Data for this task.
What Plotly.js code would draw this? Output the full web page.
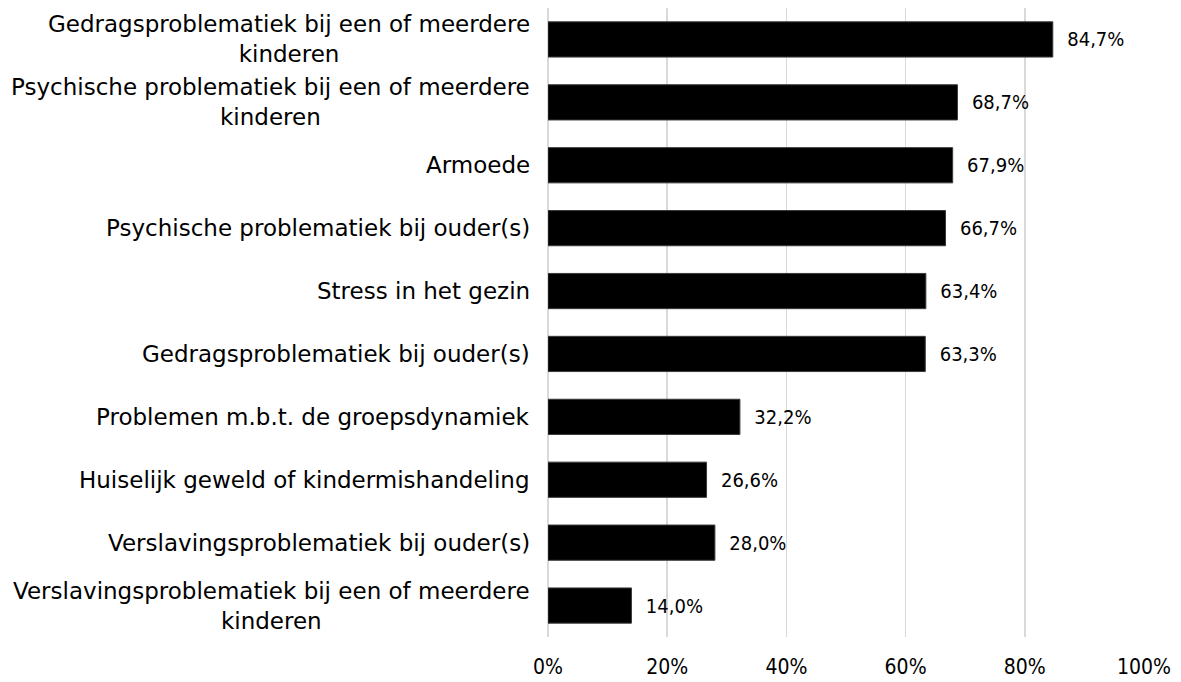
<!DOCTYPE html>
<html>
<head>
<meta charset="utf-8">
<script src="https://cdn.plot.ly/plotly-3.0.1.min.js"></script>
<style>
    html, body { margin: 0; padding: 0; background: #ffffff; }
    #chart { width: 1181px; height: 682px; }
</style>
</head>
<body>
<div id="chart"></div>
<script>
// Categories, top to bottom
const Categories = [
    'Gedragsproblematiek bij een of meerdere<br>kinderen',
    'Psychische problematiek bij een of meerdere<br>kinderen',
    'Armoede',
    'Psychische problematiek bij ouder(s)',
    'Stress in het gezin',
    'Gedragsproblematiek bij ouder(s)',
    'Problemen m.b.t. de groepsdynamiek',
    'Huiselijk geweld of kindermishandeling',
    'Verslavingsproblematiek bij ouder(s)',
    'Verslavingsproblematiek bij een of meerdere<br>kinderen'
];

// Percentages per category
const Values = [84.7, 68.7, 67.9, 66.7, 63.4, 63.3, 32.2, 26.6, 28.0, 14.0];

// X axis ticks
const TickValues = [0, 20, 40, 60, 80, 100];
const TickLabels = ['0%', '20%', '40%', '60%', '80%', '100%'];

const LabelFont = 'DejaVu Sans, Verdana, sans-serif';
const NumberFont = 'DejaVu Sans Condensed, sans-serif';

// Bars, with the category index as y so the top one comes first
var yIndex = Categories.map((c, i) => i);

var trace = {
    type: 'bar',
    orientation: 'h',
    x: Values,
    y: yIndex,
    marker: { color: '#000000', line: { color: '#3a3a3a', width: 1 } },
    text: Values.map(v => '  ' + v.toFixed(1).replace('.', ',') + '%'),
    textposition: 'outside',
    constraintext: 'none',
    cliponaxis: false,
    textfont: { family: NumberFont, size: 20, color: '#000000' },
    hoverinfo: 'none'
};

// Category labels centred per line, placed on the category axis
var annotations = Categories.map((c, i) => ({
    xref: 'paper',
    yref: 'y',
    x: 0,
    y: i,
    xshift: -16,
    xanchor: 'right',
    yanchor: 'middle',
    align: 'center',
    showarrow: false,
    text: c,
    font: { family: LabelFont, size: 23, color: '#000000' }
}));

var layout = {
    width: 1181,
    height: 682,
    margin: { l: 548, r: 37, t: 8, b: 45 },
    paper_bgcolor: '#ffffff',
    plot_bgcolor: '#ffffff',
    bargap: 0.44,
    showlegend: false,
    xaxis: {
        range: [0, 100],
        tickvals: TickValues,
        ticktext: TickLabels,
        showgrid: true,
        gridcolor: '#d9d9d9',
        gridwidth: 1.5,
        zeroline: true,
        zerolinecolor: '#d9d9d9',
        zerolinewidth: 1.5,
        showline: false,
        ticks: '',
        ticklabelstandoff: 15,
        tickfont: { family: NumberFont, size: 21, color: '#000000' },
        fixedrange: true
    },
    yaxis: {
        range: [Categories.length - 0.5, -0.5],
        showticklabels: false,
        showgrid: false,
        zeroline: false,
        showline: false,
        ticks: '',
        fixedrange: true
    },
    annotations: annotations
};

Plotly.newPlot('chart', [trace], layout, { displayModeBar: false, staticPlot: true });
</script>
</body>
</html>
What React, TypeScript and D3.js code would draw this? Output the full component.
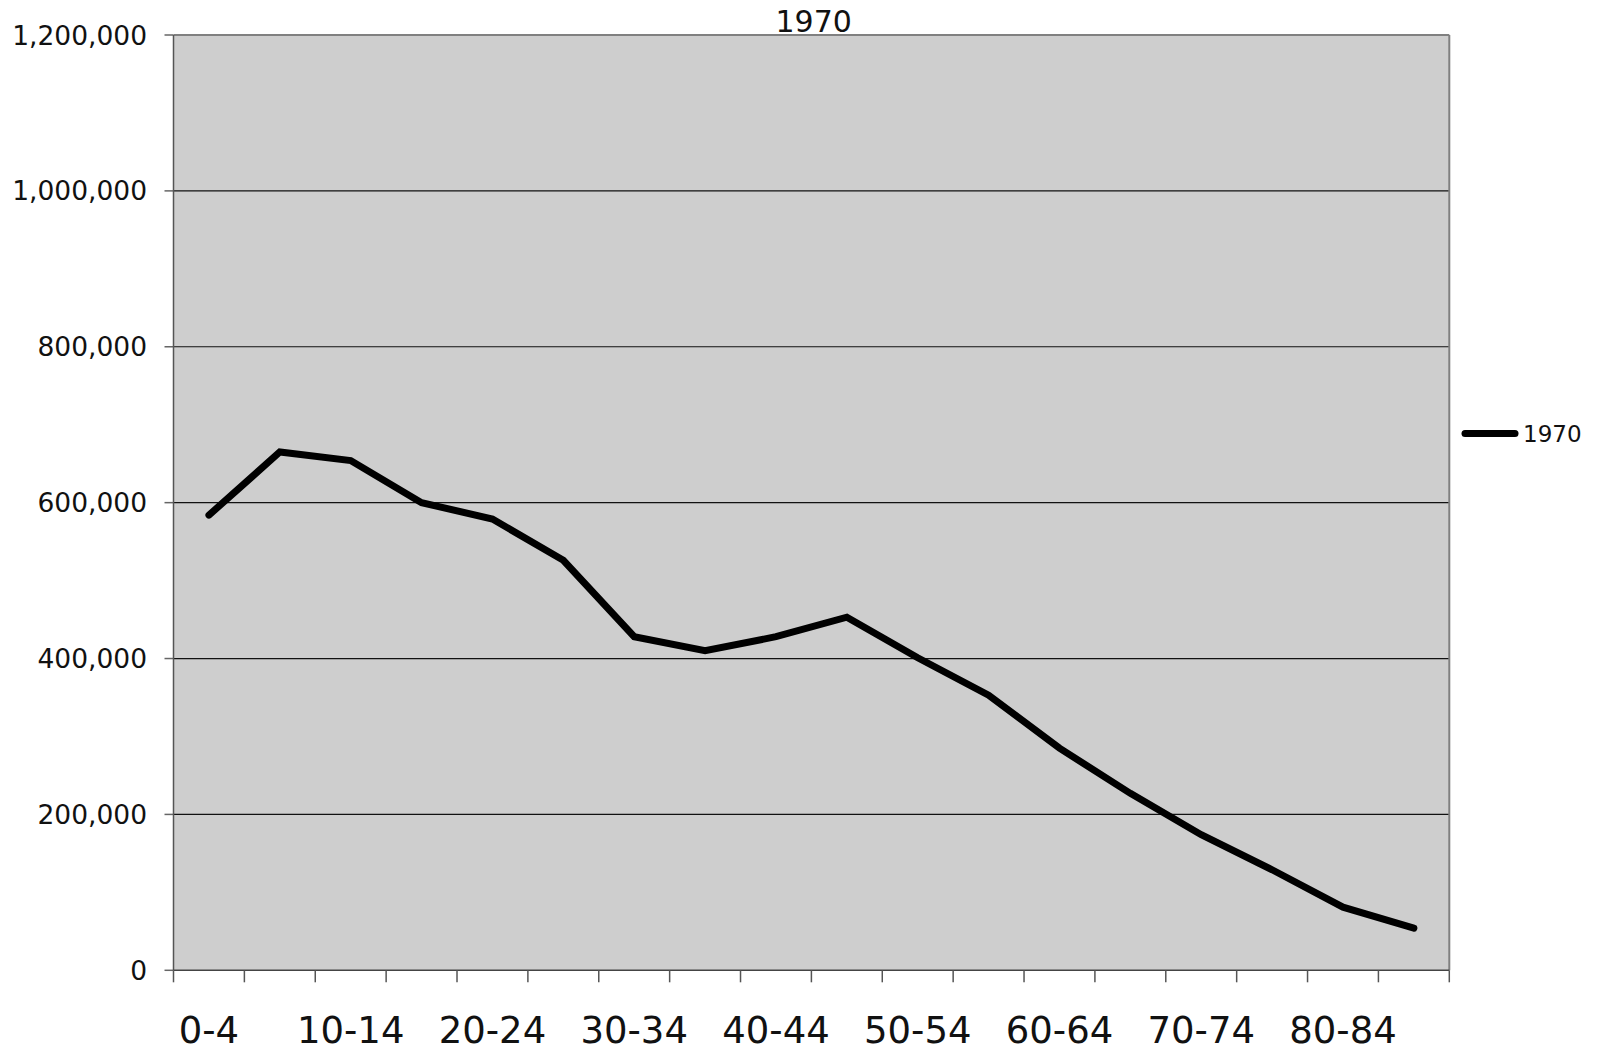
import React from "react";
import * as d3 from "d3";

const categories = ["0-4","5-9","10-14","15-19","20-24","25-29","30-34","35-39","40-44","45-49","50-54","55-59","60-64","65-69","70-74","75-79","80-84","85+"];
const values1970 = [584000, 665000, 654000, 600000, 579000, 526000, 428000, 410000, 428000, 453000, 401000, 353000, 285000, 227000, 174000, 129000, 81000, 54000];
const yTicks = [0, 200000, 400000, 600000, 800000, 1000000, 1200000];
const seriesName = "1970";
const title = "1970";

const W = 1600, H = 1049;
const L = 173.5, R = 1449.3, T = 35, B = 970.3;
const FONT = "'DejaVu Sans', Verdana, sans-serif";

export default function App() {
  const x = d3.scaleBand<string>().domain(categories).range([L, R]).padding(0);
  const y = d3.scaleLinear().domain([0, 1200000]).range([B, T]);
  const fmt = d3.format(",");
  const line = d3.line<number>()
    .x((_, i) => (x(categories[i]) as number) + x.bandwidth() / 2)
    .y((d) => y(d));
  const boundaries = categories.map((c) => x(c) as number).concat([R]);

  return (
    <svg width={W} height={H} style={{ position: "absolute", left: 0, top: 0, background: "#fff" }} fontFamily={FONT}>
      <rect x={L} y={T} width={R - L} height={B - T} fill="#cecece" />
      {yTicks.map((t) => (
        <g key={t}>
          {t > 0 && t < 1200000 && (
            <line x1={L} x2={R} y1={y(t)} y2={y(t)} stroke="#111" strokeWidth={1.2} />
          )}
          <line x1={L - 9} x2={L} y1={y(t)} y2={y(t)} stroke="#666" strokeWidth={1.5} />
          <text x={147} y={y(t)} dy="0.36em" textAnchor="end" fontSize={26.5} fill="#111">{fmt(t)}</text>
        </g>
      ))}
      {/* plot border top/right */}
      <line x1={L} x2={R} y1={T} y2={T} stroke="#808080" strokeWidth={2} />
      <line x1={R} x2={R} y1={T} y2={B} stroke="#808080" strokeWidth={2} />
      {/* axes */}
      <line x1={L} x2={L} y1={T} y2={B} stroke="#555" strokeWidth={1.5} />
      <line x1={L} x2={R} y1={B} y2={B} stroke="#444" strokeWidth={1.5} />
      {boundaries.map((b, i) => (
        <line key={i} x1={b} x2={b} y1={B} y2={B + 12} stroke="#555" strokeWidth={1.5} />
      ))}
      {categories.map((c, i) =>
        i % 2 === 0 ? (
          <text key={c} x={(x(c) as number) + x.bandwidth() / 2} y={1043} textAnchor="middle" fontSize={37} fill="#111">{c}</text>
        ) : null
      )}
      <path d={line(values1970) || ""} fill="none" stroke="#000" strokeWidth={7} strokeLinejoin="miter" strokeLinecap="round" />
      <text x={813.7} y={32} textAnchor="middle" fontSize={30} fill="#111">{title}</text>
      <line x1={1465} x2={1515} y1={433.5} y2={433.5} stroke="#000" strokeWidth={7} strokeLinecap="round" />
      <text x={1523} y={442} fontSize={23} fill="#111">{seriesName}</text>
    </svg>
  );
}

Problem requirements. Make an exact copy of the listing above. Do not include the pictures.

Final answer.
What Plotly.js code would draw this? Output the full web page.
<!DOCTYPE html>
<html>
<head>
<meta charset="utf-8">
<script src="https://cdn.plot.ly/plotly-3.0.1.min.js"></script>
<style>
    html, body { margin: 0; padding: 0; background: #ffffff; }
    #chart { width: 1181px; height: 682px; }
</style>
</head>
<body>
<div id="chart"></div>
<script>
// Categories, top to bottom
const Categories = [
    'Gedragsproblematiek bij een of meerdere<br>kinderen',
    'Psychische problematiek bij een of meerdere<br>kinderen',
    'Armoede',
    'Psychische problematiek bij ouder(s)',
    'Stress in het gezin',
    'Gedragsproblematiek bij ouder(s)',
    'Problemen m.b.t. de groepsdynamiek',
    'Huiselijk geweld of kindermishandeling',
    'Verslavingsproblematiek bij ouder(s)',
    'Verslavingsproblematiek bij een of meerdere<br>kinderen'
];

// Percentages per category
const Values = [84.7, 68.7, 67.9, 66.7, 63.4, 63.3, 32.2, 26.6, 28.0, 14.0];

// X axis ticks
const TickValues = [0, 20, 40, 60, 80, 100];
const TickLabels = ['0%', '20%', '40%', '60%', '80%', '100%'];

const LabelFont = 'DejaVu Sans, Verdana, sans-serif';
const NumberFont = 'DejaVu Sans Condensed, sans-serif';

// Bars, with the category index as y so the top one comes first
var yIndex = Categories.map((c, i) => i);

var trace = {
    type: 'bar',
    orientation: 'h',
    x: Values,
    y: yIndex,
    marker: { color: '#000000', line: { color: '#3a3a3a', width: 1 } },
    text: Values.map(v => '  ' + v.toFixed(1).replace('.', ',') + '%'),
    textposition: 'outside',
    constraintext: 'none',
    cliponaxis: false,
    textfont: { family: NumberFont, size: 20, color: '#000000' },
    hoverinfo: 'none'
};

// Category labels centred per line, placed on the category axis
var annotations = Categories.map((c, i) => ({
    xref: 'paper',
    yref: 'y',
    x: 0,
    y: i,
    xshift: -16,
    xanchor: 'right',
    yanchor: 'middle',
    align: 'center',
    showarrow: false,
    text: c,
    font: { family: LabelFont, size: 23, color: '#000000' }
}));

var layout = {
    width: 1181,
    height: 682,
    margin: { l: 548, r: 37, t: 8, b: 45 },
    paper_bgcolor: '#ffffff',
    plot_bgcolor: '#ffffff',
    bargap: 0.44,
    showlegend: false,
    xaxis: {
        range: [0, 100],
        tickvals: TickValues,
        ticktext: TickLabels,
        showgrid: true,
        gridcolor: '#d9d9d9',
        gridwidth: 1.5,
        zeroline: true,
        zerolinecolor: '#d9d9d9',
        zerolinewidth: 1.5,
        showline: false,
        ticks: '',
        ticklabelstandoff: 15,
        tickfont: { family: NumberFont, size: 21, color: '#000000' },
        fixedrange: true
    },
    yaxis: {
        range: [Categories.length - 0.5, -0.5],
        showticklabels: false,
        showgrid: false,
        zeroline: false,
        showline: false,
        ticks: '',
        fixedrange: true
    },
    annotations: annotations
};

Plotly.newPlot('chart', [trace], layout, { displayModeBar: false, staticPlot: true });
</script>
</body>
</html>
What React, TypeScript and D3.js code would draw this? Output the full component.
import React from "react";
import * as d3 from "d3";

const categories = ["0-4","5-9","10-14","15-19","20-24","25-29","30-34","35-39","40-44","45-49","50-54","55-59","60-64","65-69","70-74","75-79","80-84","85+"];
const values1970 = [584000, 665000, 654000, 600000, 579000, 526000, 428000, 410000, 428000, 453000, 401000, 353000, 285000, 227000, 174000, 129000, 81000, 54000];
const yTicks = [0, 200000, 400000, 600000, 800000, 1000000, 1200000];
const seriesName = "1970";
const title = "1970";

const W = 1600, H = 1049;
const L = 173.5, R = 1449.3, T = 35, B = 970.3;
const FONT = "'DejaVu Sans', Verdana, sans-serif";

export default function App() {
  const x = d3.scaleBand<string>().domain(categories).range([L, R]).padding(0);
  const y = d3.scaleLinear().domain([0, 1200000]).range([B, T]);
  const fmt = d3.format(",");
  const line = d3.line<number>()
    .x((_, i) => (x(categories[i]) as number) + x.bandwidth() / 2)
    .y((d) => y(d));
  const boundaries = categories.map((c) => x(c) as number).concat([R]);

  return (
    <svg width={W} height={H} style={{ position: "absolute", left: 0, top: 0, background: "#fff" }} fontFamily={FONT}>
      <rect x={L} y={T} width={R - L} height={B - T} fill="#cecece" />
      {yTicks.map((t) => (
        <g key={t}>
          {t > 0 && t < 1200000 && (
            <line x1={L} x2={R} y1={y(t)} y2={y(t)} stroke="#111" strokeWidth={1.2} />
          )}
          <line x1={L - 9} x2={L} y1={y(t)} y2={y(t)} stroke="#666" strokeWidth={1.5} />
          <text x={147} y={y(t)} dy="0.36em" textAnchor="end" fontSize={26.5} fill="#111">{fmt(t)}</text>
        </g>
      ))}
      {/* plot border top/right */}
      <line x1={L} x2={R} y1={T} y2={T} stroke="#808080" strokeWidth={2} />
      <line x1={R} x2={R} y1={T} y2={B} stroke="#808080" strokeWidth={2} />
      {/* axes */}
      <line x1={L} x2={L} y1={T} y2={B} stroke="#555" strokeWidth={1.5} />
      <line x1={L} x2={R} y1={B} y2={B} stroke="#444" strokeWidth={1.5} />
      {boundaries.map((b, i) => (
        <line key={i} x1={b} x2={b} y1={B} y2={B + 12} stroke="#555" strokeWidth={1.5} />
      ))}
      {categories.map((c, i) =>
        i % 2 === 0 ? (
          <text key={c} x={(x(c) as number) + x.bandwidth() / 2} y={1043} textAnchor="middle" fontSize={37} fill="#111">{c}</text>
        ) : null
      )}
      <path d={line(values1970) || ""} fill="none" stroke="#000" strokeWidth={7} strokeLinejoin="miter" strokeLinecap="round" />
      <text x={813.7} y={32} textAnchor="middle" fontSize={30} fill="#111">{title}</text>
      <line x1={1465} x2={1515} y1={433.5} y2={433.5} stroke="#000" strokeWidth={7} strokeLinecap="round" />
      <text x={1523} y={442} fontSize={23} fill="#111">{seriesName}</text>
    </svg>
  );
}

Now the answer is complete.